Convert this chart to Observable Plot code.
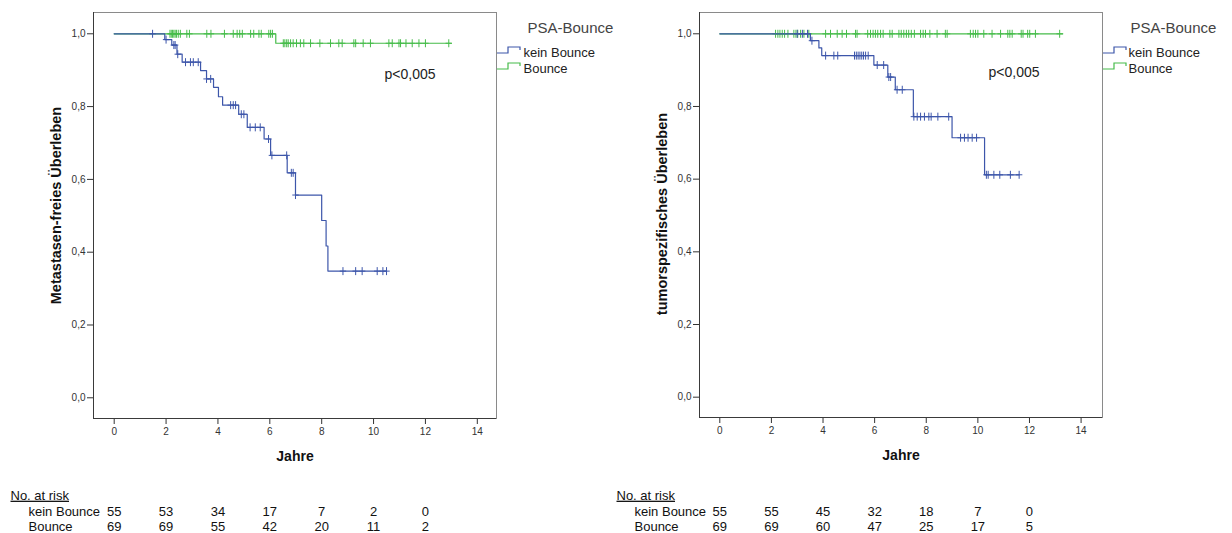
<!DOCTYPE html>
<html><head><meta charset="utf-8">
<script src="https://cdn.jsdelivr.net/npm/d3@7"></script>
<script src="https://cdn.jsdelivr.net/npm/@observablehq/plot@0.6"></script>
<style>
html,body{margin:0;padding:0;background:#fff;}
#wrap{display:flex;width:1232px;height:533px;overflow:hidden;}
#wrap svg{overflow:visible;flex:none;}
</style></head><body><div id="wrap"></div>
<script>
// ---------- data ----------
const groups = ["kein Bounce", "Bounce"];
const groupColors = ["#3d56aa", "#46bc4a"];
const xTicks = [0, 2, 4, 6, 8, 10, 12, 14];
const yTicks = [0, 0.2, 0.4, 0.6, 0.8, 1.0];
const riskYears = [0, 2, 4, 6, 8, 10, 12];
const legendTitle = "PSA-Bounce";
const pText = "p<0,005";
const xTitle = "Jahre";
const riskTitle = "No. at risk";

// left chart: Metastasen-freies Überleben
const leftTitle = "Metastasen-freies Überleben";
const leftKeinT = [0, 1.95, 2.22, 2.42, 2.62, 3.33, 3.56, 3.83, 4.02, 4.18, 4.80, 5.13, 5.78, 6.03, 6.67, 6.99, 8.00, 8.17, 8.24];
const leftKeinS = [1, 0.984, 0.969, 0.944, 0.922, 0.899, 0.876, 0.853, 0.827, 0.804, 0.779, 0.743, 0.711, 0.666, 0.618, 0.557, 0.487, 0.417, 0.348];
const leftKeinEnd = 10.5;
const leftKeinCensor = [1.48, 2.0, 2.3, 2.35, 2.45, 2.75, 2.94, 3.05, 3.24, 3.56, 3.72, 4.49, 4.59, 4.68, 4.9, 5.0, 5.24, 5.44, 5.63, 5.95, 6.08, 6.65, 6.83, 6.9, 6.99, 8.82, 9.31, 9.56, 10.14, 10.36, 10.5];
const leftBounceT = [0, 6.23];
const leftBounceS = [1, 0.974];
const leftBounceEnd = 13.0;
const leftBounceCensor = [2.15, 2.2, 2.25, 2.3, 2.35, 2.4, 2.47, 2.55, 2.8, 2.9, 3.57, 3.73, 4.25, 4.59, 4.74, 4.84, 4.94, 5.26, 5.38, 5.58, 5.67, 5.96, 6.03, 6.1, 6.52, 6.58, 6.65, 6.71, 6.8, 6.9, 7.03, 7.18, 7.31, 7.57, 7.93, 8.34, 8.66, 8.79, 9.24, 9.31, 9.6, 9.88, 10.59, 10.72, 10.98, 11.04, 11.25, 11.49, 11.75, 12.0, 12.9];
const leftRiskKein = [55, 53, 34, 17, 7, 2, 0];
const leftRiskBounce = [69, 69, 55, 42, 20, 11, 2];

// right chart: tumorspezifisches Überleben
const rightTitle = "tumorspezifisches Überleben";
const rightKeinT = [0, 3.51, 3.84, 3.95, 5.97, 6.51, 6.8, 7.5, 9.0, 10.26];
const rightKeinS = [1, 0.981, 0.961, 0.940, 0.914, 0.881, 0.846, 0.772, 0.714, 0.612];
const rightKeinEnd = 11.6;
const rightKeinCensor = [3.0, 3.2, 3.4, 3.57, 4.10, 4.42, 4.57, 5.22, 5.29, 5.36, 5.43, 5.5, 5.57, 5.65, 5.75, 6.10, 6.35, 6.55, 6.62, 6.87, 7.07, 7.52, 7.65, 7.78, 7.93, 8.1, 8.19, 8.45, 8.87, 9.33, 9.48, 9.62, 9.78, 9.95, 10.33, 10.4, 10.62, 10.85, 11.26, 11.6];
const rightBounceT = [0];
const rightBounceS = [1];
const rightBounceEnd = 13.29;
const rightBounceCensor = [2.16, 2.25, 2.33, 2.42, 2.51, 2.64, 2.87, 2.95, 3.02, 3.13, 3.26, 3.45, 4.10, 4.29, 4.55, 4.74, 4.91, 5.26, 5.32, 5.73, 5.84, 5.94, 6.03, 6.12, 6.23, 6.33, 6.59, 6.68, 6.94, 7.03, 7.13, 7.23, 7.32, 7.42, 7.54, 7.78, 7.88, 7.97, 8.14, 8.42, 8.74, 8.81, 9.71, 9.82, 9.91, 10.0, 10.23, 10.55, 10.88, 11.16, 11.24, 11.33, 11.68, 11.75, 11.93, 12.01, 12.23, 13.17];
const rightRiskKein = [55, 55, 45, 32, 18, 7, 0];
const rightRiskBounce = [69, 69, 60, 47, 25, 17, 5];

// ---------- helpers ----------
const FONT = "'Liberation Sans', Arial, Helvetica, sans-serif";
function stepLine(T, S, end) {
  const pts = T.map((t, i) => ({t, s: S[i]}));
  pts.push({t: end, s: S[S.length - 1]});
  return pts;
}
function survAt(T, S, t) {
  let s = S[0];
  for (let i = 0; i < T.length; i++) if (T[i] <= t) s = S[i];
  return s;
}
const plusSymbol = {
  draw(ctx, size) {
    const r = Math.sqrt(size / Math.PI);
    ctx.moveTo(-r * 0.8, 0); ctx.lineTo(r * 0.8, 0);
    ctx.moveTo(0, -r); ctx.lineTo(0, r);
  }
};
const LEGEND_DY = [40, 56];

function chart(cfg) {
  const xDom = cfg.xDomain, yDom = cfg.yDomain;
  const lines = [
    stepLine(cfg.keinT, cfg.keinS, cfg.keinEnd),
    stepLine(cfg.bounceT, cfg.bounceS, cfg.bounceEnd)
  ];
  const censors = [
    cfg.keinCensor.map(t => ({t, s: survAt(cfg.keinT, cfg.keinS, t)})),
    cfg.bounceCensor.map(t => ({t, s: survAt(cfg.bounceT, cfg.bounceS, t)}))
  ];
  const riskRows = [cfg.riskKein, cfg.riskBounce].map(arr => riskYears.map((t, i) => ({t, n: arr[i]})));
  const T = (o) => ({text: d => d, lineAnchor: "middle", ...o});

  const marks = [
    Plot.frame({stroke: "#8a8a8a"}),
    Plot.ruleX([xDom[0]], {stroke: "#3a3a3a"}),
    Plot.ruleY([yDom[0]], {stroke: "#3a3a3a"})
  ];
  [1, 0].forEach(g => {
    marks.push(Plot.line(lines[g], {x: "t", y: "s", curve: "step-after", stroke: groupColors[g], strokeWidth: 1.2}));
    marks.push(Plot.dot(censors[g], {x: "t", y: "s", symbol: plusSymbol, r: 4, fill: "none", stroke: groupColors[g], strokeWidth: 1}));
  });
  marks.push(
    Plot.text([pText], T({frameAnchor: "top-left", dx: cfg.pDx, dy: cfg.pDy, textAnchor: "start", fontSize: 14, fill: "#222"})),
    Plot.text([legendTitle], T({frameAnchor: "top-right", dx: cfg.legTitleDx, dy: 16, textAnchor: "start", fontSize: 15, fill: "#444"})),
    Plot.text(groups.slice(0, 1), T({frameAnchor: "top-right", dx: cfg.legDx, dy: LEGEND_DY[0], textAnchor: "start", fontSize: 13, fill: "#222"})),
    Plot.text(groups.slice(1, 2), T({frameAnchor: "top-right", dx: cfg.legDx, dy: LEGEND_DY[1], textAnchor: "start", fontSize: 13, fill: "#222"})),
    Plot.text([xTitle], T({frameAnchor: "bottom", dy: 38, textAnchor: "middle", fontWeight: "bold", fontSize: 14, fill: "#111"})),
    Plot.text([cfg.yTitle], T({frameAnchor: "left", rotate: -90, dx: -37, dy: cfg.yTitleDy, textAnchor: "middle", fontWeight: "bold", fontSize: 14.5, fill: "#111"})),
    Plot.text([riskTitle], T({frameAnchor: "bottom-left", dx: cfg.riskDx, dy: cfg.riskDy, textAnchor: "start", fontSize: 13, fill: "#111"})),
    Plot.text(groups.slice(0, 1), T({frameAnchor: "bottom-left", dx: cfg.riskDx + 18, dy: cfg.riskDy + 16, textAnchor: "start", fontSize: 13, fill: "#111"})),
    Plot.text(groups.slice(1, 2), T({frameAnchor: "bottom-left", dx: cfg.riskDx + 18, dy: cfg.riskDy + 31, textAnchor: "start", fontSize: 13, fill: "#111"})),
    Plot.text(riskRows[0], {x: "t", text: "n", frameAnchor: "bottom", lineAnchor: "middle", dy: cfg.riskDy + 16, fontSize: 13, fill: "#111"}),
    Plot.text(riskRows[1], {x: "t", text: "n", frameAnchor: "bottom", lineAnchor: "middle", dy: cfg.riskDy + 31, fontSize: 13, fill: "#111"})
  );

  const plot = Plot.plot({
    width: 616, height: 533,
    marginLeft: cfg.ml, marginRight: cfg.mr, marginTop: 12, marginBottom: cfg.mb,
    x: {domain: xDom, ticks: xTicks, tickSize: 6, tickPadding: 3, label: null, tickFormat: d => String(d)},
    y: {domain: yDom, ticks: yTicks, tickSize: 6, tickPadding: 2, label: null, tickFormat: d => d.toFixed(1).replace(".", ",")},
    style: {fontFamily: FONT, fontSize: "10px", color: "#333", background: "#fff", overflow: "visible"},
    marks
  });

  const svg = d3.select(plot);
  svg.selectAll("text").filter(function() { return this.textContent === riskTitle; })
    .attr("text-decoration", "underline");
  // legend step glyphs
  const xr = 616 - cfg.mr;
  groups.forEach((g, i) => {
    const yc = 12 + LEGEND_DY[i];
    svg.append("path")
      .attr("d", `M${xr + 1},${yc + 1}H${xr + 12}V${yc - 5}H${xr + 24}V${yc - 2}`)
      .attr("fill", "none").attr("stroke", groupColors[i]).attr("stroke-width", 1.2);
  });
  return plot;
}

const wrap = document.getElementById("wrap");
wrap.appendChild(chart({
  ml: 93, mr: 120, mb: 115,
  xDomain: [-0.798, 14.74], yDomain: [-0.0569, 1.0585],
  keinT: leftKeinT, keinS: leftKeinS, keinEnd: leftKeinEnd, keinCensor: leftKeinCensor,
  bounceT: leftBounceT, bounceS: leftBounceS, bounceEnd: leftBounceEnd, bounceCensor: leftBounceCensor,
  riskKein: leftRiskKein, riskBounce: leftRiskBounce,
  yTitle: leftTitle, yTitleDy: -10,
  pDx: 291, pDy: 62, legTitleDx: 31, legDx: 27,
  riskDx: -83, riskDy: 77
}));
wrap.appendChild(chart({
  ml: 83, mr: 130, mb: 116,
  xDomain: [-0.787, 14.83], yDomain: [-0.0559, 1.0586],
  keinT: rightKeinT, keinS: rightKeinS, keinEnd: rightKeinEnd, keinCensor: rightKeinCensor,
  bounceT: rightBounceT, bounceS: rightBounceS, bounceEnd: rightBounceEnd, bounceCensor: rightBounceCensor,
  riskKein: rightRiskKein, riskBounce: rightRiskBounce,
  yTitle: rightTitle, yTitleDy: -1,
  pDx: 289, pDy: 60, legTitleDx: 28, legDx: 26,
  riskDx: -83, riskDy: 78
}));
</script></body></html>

--

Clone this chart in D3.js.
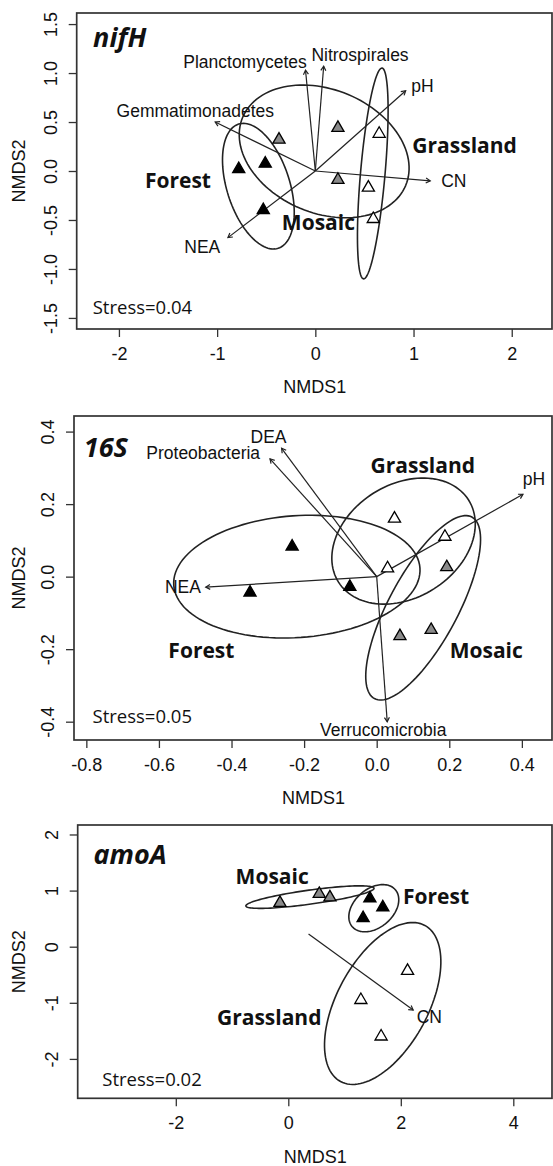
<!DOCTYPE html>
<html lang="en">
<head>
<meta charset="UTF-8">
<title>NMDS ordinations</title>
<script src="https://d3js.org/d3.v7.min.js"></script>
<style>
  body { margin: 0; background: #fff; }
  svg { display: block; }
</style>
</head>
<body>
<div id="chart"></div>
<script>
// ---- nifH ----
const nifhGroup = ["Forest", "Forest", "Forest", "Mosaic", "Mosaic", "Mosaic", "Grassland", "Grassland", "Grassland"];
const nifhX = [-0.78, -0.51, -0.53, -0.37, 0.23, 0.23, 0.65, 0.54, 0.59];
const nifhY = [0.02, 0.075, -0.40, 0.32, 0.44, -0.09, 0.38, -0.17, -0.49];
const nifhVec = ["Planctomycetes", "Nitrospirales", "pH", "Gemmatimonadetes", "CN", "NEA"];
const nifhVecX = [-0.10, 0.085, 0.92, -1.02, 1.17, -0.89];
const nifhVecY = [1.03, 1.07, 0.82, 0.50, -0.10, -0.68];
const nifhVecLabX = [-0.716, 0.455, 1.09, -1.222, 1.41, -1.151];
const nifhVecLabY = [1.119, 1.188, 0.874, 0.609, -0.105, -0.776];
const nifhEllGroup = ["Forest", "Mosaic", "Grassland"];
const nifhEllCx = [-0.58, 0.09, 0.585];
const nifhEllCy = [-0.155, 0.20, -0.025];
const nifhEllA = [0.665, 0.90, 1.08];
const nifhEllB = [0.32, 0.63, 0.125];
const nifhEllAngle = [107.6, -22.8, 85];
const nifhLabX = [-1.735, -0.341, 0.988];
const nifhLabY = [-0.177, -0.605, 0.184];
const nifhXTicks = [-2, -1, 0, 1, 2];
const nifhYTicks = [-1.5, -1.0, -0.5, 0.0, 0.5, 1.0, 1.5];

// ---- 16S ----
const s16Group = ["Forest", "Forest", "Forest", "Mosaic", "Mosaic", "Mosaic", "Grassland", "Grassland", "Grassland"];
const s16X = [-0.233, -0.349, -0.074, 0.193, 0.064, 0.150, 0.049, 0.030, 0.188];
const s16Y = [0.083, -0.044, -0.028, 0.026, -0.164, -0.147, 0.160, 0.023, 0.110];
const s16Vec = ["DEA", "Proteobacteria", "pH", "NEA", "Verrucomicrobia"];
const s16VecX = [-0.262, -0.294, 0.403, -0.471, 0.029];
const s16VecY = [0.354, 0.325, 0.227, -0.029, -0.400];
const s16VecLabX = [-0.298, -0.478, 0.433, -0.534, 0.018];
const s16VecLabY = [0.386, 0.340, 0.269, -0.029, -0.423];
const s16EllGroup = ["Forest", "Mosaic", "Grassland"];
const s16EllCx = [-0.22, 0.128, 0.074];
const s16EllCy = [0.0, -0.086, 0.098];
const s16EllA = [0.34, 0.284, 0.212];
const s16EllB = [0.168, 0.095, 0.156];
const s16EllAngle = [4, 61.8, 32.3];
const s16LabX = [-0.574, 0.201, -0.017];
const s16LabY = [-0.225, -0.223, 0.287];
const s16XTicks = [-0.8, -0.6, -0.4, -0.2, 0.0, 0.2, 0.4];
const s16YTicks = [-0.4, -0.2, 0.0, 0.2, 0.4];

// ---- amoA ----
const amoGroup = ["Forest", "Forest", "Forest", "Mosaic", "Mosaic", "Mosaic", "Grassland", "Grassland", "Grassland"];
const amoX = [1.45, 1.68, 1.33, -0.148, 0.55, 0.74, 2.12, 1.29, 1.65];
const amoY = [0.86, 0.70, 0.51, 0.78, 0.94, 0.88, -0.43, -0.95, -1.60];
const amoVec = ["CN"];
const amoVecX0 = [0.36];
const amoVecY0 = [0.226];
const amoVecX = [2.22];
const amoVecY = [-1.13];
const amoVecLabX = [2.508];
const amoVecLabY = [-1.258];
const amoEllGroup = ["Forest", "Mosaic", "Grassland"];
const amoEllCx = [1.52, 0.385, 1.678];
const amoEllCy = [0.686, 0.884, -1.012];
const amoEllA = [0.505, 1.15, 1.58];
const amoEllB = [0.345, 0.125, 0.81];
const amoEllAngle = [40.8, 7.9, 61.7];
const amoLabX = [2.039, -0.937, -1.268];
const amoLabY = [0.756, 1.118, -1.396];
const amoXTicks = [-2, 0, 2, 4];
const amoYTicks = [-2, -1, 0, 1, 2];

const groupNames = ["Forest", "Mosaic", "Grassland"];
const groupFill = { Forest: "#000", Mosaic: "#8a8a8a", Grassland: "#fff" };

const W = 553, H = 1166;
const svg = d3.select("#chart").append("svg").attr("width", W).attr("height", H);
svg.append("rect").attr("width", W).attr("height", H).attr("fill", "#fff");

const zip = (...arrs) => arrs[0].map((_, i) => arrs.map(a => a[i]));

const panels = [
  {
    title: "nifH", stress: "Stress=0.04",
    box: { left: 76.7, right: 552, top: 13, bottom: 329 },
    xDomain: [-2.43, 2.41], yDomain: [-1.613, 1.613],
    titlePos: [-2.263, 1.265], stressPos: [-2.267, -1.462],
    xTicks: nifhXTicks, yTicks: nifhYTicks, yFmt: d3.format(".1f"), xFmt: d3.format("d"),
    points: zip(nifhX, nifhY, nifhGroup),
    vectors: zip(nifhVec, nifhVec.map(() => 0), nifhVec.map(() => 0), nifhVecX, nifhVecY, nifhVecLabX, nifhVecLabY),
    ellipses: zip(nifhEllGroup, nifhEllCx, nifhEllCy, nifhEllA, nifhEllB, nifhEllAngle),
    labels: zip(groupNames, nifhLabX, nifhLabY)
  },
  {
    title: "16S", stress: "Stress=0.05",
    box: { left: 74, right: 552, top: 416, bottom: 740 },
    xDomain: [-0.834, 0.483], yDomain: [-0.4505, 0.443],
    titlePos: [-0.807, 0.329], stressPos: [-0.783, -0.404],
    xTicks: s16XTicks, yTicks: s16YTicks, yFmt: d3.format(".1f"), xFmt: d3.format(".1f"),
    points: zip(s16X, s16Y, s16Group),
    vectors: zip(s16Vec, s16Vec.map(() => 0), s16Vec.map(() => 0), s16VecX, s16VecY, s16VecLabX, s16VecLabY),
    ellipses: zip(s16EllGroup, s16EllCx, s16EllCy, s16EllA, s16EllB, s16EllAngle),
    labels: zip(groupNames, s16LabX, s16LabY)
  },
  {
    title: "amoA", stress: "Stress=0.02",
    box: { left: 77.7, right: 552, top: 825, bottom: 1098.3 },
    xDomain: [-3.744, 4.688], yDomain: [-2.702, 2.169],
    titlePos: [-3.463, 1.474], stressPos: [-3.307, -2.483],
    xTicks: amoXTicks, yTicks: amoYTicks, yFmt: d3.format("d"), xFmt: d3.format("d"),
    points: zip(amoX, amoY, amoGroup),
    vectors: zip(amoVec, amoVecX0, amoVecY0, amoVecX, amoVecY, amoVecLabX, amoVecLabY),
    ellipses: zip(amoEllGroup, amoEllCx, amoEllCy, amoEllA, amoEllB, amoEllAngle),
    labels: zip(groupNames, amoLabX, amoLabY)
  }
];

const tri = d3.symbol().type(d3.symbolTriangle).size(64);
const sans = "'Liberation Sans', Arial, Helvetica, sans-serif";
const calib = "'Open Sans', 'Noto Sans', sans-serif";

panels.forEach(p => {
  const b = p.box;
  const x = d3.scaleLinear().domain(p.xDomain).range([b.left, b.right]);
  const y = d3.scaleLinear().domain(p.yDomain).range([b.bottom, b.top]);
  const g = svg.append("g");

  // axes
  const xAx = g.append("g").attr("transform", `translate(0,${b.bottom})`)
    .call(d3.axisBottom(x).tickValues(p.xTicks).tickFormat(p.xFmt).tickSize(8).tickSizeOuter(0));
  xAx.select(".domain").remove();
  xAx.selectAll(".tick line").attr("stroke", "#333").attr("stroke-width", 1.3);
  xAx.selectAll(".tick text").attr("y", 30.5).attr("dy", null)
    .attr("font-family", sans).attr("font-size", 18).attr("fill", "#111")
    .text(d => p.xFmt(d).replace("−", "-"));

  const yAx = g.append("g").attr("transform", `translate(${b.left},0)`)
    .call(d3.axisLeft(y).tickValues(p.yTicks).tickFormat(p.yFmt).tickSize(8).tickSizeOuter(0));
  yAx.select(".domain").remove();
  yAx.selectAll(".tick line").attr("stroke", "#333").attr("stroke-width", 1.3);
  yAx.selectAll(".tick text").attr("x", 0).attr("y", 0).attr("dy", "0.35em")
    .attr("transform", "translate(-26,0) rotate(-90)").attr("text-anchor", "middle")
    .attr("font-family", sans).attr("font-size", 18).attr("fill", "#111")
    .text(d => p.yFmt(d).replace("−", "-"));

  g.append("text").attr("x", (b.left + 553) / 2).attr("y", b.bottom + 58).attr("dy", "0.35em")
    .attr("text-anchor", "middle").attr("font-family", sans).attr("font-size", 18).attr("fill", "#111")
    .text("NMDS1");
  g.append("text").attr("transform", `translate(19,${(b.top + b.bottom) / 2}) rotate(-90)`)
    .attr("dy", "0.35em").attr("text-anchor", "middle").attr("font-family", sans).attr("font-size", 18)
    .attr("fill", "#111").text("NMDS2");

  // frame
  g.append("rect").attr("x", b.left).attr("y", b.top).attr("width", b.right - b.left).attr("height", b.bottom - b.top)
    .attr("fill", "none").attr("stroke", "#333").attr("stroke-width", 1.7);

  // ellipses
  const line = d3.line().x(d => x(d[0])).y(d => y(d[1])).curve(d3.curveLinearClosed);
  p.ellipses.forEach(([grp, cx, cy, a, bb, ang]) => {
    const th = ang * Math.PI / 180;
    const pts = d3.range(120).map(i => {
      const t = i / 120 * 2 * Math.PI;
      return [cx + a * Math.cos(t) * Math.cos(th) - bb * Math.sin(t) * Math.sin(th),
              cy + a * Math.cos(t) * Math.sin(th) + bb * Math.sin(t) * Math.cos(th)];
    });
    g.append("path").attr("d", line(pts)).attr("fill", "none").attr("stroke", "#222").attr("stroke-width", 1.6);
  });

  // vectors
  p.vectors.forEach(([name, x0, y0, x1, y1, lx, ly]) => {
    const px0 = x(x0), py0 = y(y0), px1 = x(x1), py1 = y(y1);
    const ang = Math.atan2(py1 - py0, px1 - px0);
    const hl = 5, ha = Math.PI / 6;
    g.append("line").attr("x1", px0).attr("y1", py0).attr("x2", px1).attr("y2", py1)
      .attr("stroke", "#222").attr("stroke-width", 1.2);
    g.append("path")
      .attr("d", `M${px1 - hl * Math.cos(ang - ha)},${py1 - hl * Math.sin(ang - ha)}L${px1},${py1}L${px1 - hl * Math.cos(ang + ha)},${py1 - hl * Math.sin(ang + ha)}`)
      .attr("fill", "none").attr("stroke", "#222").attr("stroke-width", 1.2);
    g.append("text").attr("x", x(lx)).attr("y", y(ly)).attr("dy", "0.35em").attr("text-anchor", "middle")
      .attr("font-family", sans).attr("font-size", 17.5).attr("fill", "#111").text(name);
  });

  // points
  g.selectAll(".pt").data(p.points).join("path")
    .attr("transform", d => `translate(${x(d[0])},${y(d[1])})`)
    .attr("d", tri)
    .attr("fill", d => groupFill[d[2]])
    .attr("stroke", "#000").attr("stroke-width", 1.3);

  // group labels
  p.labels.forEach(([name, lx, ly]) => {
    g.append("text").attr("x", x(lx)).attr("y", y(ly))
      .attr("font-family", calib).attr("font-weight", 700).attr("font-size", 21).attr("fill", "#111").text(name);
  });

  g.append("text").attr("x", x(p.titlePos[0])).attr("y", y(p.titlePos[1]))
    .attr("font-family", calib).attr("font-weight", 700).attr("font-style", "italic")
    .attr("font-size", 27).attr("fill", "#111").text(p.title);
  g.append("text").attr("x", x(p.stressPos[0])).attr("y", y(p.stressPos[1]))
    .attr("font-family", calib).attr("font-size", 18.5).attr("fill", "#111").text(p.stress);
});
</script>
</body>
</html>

- _Prompt_
Both the line with "Convert this chart to Observable Plot code." and the line with "const leftRiskBounce = [69, 69, 55, 42, 20, 11, 2];" belong in the copy, along with every line between them; set them down exactly and skip the pictures.

- _Result of the exercise_
Convert this chart to Observable Plot code.
<!DOCTYPE html>
<html><head><meta charset="utf-8">
<script src="https://cdn.jsdelivr.net/npm/d3@7"></script>
<script src="https://cdn.jsdelivr.net/npm/@observablehq/plot@0.6"></script>
<style>
html,body{margin:0;padding:0;background:#fff;}
#wrap{display:flex;width:1232px;height:533px;overflow:hidden;}
#wrap svg{overflow:visible;flex:none;}
</style></head><body><div id="wrap"></div>
<script>
// ---------- data ----------
const groups = ["kein Bounce", "Bounce"];
const groupColors = ["#3d56aa", "#46bc4a"];
const xTicks = [0, 2, 4, 6, 8, 10, 12, 14];
const yTicks = [0, 0.2, 0.4, 0.6, 0.8, 1.0];
const riskYears = [0, 2, 4, 6, 8, 10, 12];
const legendTitle = "PSA-Bounce";
const pText = "p<0,005";
const xTitle = "Jahre";
const riskTitle = "No. at risk";

// left chart: Metastasen-freies Überleben
const leftTitle = "Metastasen-freies Überleben";
const leftKeinT = [0, 1.95, 2.22, 2.42, 2.62, 3.33, 3.56, 3.83, 4.02, 4.18, 4.80, 5.13, 5.78, 6.03, 6.67, 6.99, 8.00, 8.17, 8.24];
const leftKeinS = [1, 0.984, 0.969, 0.944, 0.922, 0.899, 0.876, 0.853, 0.827, 0.804, 0.779, 0.743, 0.711, 0.666, 0.618, 0.557, 0.487, 0.417, 0.348];
const leftKeinEnd = 10.5;
const leftKeinCensor = [1.48, 2.0, 2.3, 2.35, 2.45, 2.75, 2.94, 3.05, 3.24, 3.56, 3.72, 4.49, 4.59, 4.68, 4.9, 5.0, 5.24, 5.44, 5.63, 5.95, 6.08, 6.65, 6.83, 6.9, 6.99, 8.82, 9.31, 9.56, 10.14, 10.36, 10.5];
const leftBounceT = [0, 6.23];
const leftBounceS = [1, 0.974];
const leftBounceEnd = 13.0;
const leftBounceCensor = [2.15, 2.2, 2.25, 2.3, 2.35, 2.4, 2.47, 2.55, 2.8, 2.9, 3.57, 3.73, 4.25, 4.59, 4.74, 4.84, 4.94, 5.26, 5.38, 5.58, 5.67, 5.96, 6.03, 6.1, 6.52, 6.58, 6.65, 6.71, 6.8, 6.9, 7.03, 7.18, 7.31, 7.57, 7.93, 8.34, 8.66, 8.79, 9.24, 9.31, 9.6, 9.88, 10.59, 10.72, 10.98, 11.04, 11.25, 11.49, 11.75, 12.0, 12.9];
const leftRiskKein = [55, 53, 34, 17, 7, 2, 0];
const leftRiskBounce = [69, 69, 55, 42, 20, 11, 2];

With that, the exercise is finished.